There are 7,192 yards to navigate squeezed in between deep rough that looks like Russell Crowe’s Elysian Fields. Golfers should take note of the advice the general gave to his army: “If you find yourself alone, riding in green fields with the sun on your face, do not be troubled; for you are in Elysium, and you’re already dead.”

This Home to the Honourable Company of Edinburgh (No Girls Allowed) Golfers is on every Top 10 list of the world’s greatest courses and is regarded as the premier Open venue. Celebrated course architect Harry Colt tweaked Old Tom Morris’s design in 1922, giving it an ingenious rerouting which now means a clockwise front nine wraps around an anti-clockwise back nine. All of which means the wind comes at the players from every which way but loose, ensuring that by the time they reach the 18th green swings have been tossed inside out like shirts on a washing line.

Woods said the injury to his elbow is fine and there is further good news for the world No 1 in that the weather is forecast not to batter him with the perfect storm of 2002 that reduced him to crawling home with an 81 in the third round. The glorious British heatwave is baking Muirfield. The fairways are already biscuit brown and rock-cake hard, meaning balls are running along them as if the players are driving shots along the runway at Edinburgh Airport. Except there will not be many drivers released from their head covers. Long irons are back in fashion, like Hoylake in 2006, when the country was again melting in weather to bring back memories of those seemingly endless summers of the 1970s.

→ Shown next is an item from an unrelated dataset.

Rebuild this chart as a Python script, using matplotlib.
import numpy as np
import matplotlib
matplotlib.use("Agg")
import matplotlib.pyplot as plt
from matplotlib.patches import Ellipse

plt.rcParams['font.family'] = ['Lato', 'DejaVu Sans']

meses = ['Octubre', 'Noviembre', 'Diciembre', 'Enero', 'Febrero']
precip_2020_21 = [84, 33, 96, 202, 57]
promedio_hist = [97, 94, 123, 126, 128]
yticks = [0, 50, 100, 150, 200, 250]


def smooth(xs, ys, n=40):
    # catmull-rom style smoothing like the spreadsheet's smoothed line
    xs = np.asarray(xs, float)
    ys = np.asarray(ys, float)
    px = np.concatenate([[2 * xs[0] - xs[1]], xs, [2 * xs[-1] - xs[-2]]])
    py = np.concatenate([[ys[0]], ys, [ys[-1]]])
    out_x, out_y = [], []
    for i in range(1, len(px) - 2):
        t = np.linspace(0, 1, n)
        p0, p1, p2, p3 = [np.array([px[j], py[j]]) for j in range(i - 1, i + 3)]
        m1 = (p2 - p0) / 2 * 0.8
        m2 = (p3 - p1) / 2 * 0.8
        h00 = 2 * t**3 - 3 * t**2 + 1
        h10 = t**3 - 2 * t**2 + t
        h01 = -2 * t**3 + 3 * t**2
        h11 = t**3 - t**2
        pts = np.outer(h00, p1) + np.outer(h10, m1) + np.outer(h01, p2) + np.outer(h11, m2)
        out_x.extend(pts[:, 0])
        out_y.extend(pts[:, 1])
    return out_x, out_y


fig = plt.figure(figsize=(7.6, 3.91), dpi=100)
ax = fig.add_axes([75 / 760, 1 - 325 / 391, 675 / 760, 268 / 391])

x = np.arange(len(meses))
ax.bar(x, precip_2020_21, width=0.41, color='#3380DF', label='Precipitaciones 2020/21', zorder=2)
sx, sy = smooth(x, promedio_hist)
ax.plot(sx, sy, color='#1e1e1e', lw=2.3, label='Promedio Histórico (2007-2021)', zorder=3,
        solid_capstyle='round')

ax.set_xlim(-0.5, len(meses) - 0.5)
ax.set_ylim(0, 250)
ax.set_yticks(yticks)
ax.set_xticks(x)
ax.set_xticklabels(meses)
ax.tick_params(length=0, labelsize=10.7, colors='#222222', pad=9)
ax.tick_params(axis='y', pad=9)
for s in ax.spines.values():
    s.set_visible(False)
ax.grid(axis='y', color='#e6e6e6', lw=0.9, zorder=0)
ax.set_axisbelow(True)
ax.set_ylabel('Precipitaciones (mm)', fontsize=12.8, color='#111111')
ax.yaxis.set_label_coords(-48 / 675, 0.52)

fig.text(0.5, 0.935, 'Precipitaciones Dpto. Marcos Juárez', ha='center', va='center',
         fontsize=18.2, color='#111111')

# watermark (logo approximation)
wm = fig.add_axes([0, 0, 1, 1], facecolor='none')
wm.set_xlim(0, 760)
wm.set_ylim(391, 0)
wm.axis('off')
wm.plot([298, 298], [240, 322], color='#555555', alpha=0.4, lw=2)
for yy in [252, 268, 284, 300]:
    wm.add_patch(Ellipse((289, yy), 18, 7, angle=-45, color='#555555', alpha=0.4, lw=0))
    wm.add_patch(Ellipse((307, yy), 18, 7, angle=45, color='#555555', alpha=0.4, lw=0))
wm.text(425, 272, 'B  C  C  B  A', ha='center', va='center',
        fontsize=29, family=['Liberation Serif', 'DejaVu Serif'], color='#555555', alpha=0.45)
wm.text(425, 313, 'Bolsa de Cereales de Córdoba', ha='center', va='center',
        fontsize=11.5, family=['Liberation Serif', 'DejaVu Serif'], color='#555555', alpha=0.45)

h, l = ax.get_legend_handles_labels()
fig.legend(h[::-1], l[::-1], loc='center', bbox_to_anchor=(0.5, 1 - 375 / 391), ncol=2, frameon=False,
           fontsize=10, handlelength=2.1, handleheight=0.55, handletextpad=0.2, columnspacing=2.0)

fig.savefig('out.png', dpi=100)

Woods won that week. He, of course, is favourite this week. “I only hit one driver that week,” he said. “And so far here, in three days, I’ve only hit a couple of drivers. Jason [Day] was playing with me the other day and he hadn’t hit a driver yet. A lot of irons off the tee: four-iron going 280 yards, three-iron is going 300 yards. It’s so quick.”

Woods has been getting 90 yards of run downwind with a three-wood. “That’s the neat thing about links golf,” he said. “It’s predictable but also unpredictable at the same time.” Which makes perfect sense. Sort of.

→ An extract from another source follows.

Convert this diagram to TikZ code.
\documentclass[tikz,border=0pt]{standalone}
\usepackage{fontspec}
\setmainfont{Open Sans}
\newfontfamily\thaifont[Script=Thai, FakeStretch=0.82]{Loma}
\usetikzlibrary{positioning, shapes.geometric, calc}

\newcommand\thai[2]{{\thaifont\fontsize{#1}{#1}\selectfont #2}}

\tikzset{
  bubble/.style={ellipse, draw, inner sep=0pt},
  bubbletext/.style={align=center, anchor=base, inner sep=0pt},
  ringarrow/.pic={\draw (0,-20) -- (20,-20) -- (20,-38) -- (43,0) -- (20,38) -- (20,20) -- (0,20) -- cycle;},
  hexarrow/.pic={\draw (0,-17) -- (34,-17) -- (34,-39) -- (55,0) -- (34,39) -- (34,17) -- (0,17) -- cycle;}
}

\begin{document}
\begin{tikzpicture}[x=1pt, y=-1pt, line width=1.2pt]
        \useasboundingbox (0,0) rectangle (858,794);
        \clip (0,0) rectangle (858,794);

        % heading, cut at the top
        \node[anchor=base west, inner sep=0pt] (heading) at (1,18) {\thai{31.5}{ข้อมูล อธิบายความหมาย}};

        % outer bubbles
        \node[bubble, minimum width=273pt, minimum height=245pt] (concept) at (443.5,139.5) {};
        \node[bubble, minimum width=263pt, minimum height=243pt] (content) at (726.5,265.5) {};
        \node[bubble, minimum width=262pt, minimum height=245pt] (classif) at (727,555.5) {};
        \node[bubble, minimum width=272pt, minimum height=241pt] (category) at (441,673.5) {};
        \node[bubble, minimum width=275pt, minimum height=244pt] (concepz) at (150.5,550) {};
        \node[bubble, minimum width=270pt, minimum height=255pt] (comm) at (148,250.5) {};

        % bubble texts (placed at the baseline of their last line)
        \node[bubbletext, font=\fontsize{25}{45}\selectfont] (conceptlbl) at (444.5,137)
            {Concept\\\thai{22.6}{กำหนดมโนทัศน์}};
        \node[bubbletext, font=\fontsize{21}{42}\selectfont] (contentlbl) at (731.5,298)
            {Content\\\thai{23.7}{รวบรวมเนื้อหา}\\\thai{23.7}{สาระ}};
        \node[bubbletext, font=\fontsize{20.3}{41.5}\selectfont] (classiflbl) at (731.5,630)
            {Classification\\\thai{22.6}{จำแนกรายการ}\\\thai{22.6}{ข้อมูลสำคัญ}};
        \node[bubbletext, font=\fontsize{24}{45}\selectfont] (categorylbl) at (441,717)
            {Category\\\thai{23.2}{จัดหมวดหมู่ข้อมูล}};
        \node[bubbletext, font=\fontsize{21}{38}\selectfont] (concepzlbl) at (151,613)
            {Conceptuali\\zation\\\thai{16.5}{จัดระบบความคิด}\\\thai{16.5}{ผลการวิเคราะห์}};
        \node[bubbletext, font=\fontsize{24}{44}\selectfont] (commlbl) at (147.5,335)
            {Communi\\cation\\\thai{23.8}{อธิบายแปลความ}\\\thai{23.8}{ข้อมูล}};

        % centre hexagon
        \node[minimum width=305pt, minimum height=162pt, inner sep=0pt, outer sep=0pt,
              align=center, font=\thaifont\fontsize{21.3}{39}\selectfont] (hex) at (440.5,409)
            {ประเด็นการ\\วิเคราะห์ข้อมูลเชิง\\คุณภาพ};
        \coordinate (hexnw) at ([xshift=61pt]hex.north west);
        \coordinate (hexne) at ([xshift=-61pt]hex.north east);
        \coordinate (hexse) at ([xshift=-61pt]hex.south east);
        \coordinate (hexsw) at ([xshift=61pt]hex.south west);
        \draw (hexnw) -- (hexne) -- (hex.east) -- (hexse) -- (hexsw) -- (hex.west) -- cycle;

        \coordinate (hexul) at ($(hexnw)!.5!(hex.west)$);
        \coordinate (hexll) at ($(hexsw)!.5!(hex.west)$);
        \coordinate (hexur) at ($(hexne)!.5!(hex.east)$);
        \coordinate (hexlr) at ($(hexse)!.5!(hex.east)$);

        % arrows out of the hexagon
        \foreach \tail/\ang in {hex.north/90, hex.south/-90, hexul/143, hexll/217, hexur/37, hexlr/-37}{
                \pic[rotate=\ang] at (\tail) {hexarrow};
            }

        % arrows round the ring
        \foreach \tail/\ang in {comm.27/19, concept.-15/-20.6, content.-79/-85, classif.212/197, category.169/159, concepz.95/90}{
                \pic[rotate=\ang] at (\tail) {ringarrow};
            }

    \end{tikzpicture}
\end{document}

Muirfield is no oil painting. It’s not pretty like Augusta National. It’s a windswept tundra wasteland on the East Lothian coastline. It’s beautifully ugly. And every player has fallen in love with it.

Making Hay: Poulter's Muirfield warning

* Ian Poulter has taken to Twitter to warn his fellow players of the dangers of finding the rough at Muirfield this week. “Your asking how the rough is at Muirfield,” the 37-year-old posted, along with this picture. “I thought it was Hay. Big tip for week Hit it on the mowed stuff.”